High-poverty schools that were remote for the majority of the 2020-2021 school year suffered the most, losing half a year of achievement growth, which was about twice as much as their counterparts at low-poverty schools in the same districts.

“When districts shifted to remote instruction, students in high-poverty schools were most negatively impacted,” said Center for Education Policy Research Faculty Director Thomas J. Kane, according to a press release announcing the findings. “School districts urgently need to reassess their plans and ensure that the scale of their catch-up efforts matches the magnitude of their students’ losses. If they don’t, we will see the largest widening in educational inequity in a generation.”
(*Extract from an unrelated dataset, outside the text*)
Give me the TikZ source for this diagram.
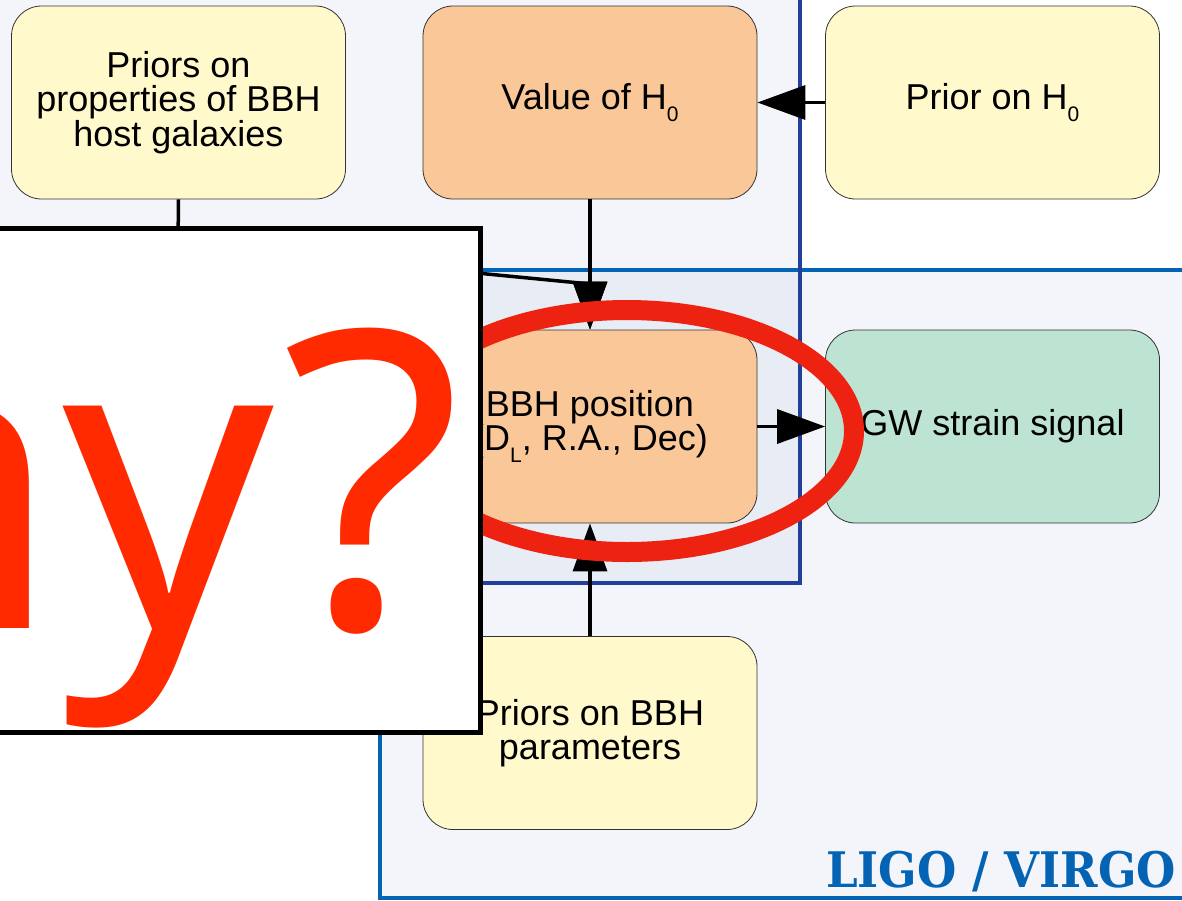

Students in major cities and blue states were more likely to be forced into remote learning due to Democrat politicians who pushed lockdowns and school closures. Teachers unions also lobbied extensively for remote learning throughout the pandemic.

New York City public schools didn’t fully reopen for in-person learning until September 2021, after 18 months of pandemic restrictions, according to The New York Times. Similarly, Los Angeles public schools also didn’t go back to the classroom until the fall of 2021, CBS News Los Angeles reported.

Cecily Myart-Cruz, the head of Los Angeles’ largest teachers union, denied that lockdowns and remote learning harmed students, claiming “there is no such thing as learning loss.”

“Our kids didn’t lose anything,” she claimed in an August 2021 interview. “It’s OK that our babies may not have learned all their time tables. They learned resilience. They learned survival. They learned critical-thinking skills.”

The $1.9 trillion American Rescue Plan passed in March 2020 provided preschool through 12th grade schools with Elementary and Secondary School Emergency Relief funds to cope with the COVID-19 pandemic, keep schools safely open and combat learning loss and mental health, according to a White House fact sheet.

While this aid might be sufficient for districts that were primarily in-person for the 2020-21 school year, high-poverty districts that were learning remotely for much of that year “will need to spend nearly all of their federal aid on academic recovery to help students recover from pandemic-related achievement losses,” the study found. The American Rescue Plan only requires districts to spend 20% of its funding on students’ academic recovery.

Critics of the Elementary and Secondary School Emergency Relief funds don’t think money from the federal relief package has been spent wisely.

Even though American students are struggling with low test scores and proficiency rates as a result of the pandemic, “countless districts across the country have chosen to use [Elementary and Secondary School Emergency Relief] and [American Rescue Plan] funds on controversial programming like SEL [social-emotional learning], rather than the remediation of COVID-related learning loss,” said Parents Defending Education President Nicole Neily.

“What districts do going forward with the unprecedented federal resources they have will go a long way toward determining how successful we are as a nation at helping students recover from the dramatic effects of the pandemic,” said Dan Goldhaber, the director of CALDER at the American Institutes for Research, according to the press release.